PROVIDED MATERIAL:
• • • • • • •
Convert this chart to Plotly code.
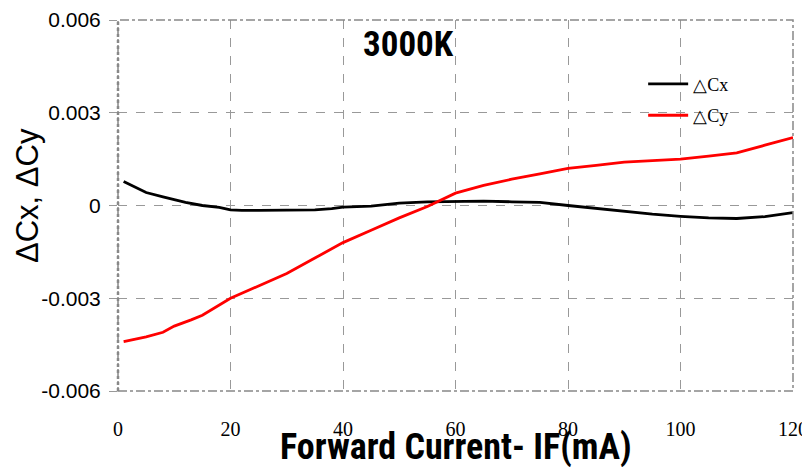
import plotly.graph_objects as go

# Data
cx_current = [1, 3, 5, 8, 10, 12, 15, 18, 20, 22, 25, 30, 35, 38, 40, 45, 50, 55, 60, 65,
              70, 75, 80, 85, 90, 95, 100, 105, 110, 115, 120]
cx_values = [0.00078, 0.0006, 0.00042, 0.00028, 0.00018, 0.0001, 0.0, -0.00006, -0.00014,
             -0.00016, -0.00016, -0.00016, -0.00014, -0.0001, -0.00005, -0.00002, 0.00008,
             0.00012, 0.00014, 0.00014, 0.00012, 0.0001, 0.0, -0.0001, -0.0002, -0.00028,
             -0.00035, -0.0004, -0.00042, -0.00036, -0.00023]

cy_current = [1, 5, 8, 10, 13, 15, 20, 25, 30, 35, 40, 45, 50, 55, 60, 65, 70, 75, 80, 85,
              90, 95, 100, 105, 110, 115, 120]
cy_values = [-0.0044, -0.00425, -0.0041, -0.0039, -0.0037, -0.00355, -0.003, -0.0026, -0.0022,
             -0.0017, -0.0012, -0.0008, -0.0004, -0.00003, 0.0004, 0.00065, 0.00085, 0.00102,
             0.0012, 0.0013, 0.0014, 0.00145, 0.0015, 0.0016, 0.0017, 0.00195, 0.0022]

x_ticks = [0, 20, 40, 60, 80, 100, 120]
y_ticks = [-0.006, -0.003, 0, 0.003, 0.006]
y_tick_labels = ["-0.006", "-0.003", "0", "0.003", "0.006"]

fig = go.Figure()
fig.add_trace(go.Scatter(x=cx_current, y=cx_values, mode="lines", name="△Cx", legendgroup="cx",
                         line=dict(color="black", width=2.8)))
fig.add_trace(go.Scatter(x=cy_current, y=cy_values, mode="lines", name="△Cy", legendgroup="cy",
                         line=dict(color="#ff0000", width=2.8)))

fig.update_layout(
    width=802, height=459,
    margin=dict(l=110, r=17, t=12, b=76),
    plot_bgcolor="white", paper_bgcolor="white",
    showlegend=True,
    legend=dict(x=0.778, y=0.877, xanchor="left", yanchor="top",
                bgcolor="rgba(0,0,0,0)",
                font=dict(family="Liberation Serif, Times New Roman, serif", size=18, color="black"),
                tracegroupgap=5, itemwidth=40),
    xaxis=dict(range=[0, 120], tickvals=x_ticks, ticktext=[str(v) for v in x_ticks],
               automargin=False,
               showgrid=True, gridcolor="#999999", griddash="dash", gridwidth=1,
               zeroline=False, showline=False, ticks="",
               ticklabelstandoff=24,
               tickfont=dict(family="Liberation Serif, Times New Roman, serif", size=20, color="black")),
    yaxis=dict(range=[-0.006, 0.006], tickvals=y_ticks, ticktext=y_tick_labels,
               automargin=False,
               showgrid=True, gridcolor="#999999", griddash="dash", gridwidth=1,
               zeroline=False, showline=False, ticks="outside", ticklen=8, tickcolor="#999999",
               ticklabelstandoff=4,
               tickfont=dict(family="Liberation Sans, Arial, sans-serif", size=21, color="black")),
    shapes=[
        dict(type="rect", xref="paper", yref="paper", x0=0, y0=0, x1=1, y1=1,
             line=dict(color="#888888", width=1.5, dash="dashdot"), layer="above"),
        dict(type="line", xref="paper", yref="paper", x0=0, y0=0, x1=0, y1=1,
             line=dict(color="#888888", width=2.5, dash="dot"), layer="above"),
    ],
    annotations=[
        dict(text="<b>3000K</b>", xref="paper", yref="paper", x=0.431, y=0.933,
             xanchor="center", yanchor="middle", showarrow=False,
             font=dict(family="Liberation Sans Narrow, Roboto Condensed, Liberation Sans, sans-serif",
                       size=35, color="black")),
        dict(text="<b>Forward Current- IF(mA)</b>", xref="paper", yref="paper", x=0.5, y=-0.15,
             xanchor="center", yanchor="middle", showarrow=False,
             font=dict(family="Liberation Sans Narrow, Roboto Condensed, Liberation Sans, sans-serif",
                       size=36, color="black")),
        dict(text="ΔCx, ΔCy", xref="paper", yref="paper", x=-0.135, y=0.528,
             xanchor="center", yanchor="middle", showarrow=False, textangle=-90,
             font=dict(family="Liberation Sans, Arial, sans-serif", size=31, color="black")),
    ],
)

fig.write_html("out.html")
• • • • • • •
STATED GOAL: Look at the listing and set down only the lines from its start through the line with "-0.00035, -0.0004, -0.00042, -0.00036, -0.00023]", word for word and without pictures.

EXERCISE SOLUTION:
Convert this chart to Plotly code.
import plotly.graph_objects as go

# Data
cx_current = [1, 3, 5, 8, 10, 12, 15, 18, 20, 22, 25, 30, 35, 38, 40, 45, 50, 55, 60, 65,
              70, 75, 80, 85, 90, 95, 100, 105, 110, 115, 120]
cx_values = [0.00078, 0.0006, 0.00042, 0.00028, 0.00018, 0.0001, 0.0, -0.00006, -0.00014,
             -0.00016, -0.00016, -0.00016, -0.00014, -0.0001, -0.00005, -0.00002, 0.00008,
             0.00012, 0.00014, 0.00014, 0.00012, 0.0001, 0.0, -0.0001, -0.0002, -0.00028,
             -0.00035, -0.0004, -0.00042, -0.00036, -0.00023]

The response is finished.